In some cases convicted prisoners were employed by officials to torture suspects, the report says.  Suspects were also regularly denied access to lawyers, it adds. 

The human rights organisation accused state investigators of transferring suspects to inaccessible parts of the justice system such as prison colonies, blocking access for independent monitors and preventing publication of expert reports.

"HORRENDOUS REPORTS"

Amnesty called on the Russian government to protect the rights of those in detention.

"We are hearing horrendous reports of prisoners being tortured in police detention in Russia – beatings with fists, plastic bottles full of water, books, truncheons and poles, of suffocation, the use of electroshocks and of organised rape," said UK campaign director Tim Hancock.

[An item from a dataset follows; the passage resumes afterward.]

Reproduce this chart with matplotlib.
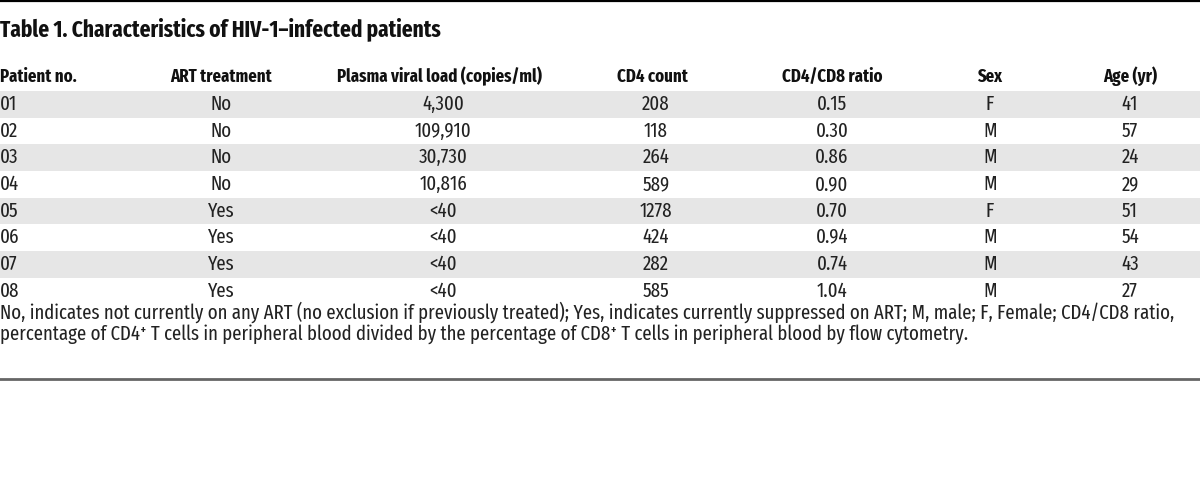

"It’s a litany of horror and has no place in any decent justice system."

The report gave the example of Yekaterinburg, where it alleged that at least 30 male suspects were systematically tortured in a punishment block of the local prison between 2004 and 2006.

Convicted prisoners were allowed 24-hour access to suspects’ cells, it added, saying that some victims mentioned a special room where suspects were raped.

Detainees were forced to sign confessions, an indication that police were coming under pressure to solve crimes, Amnesty said.

The report documented 100 cases in 11 out of the country’s 89 regions.

But it did not include Chechnya, where human rights groups have accused Russian and pro-Moscow Chechen security forces of widespread abuses, or other regions of the North Caucasus.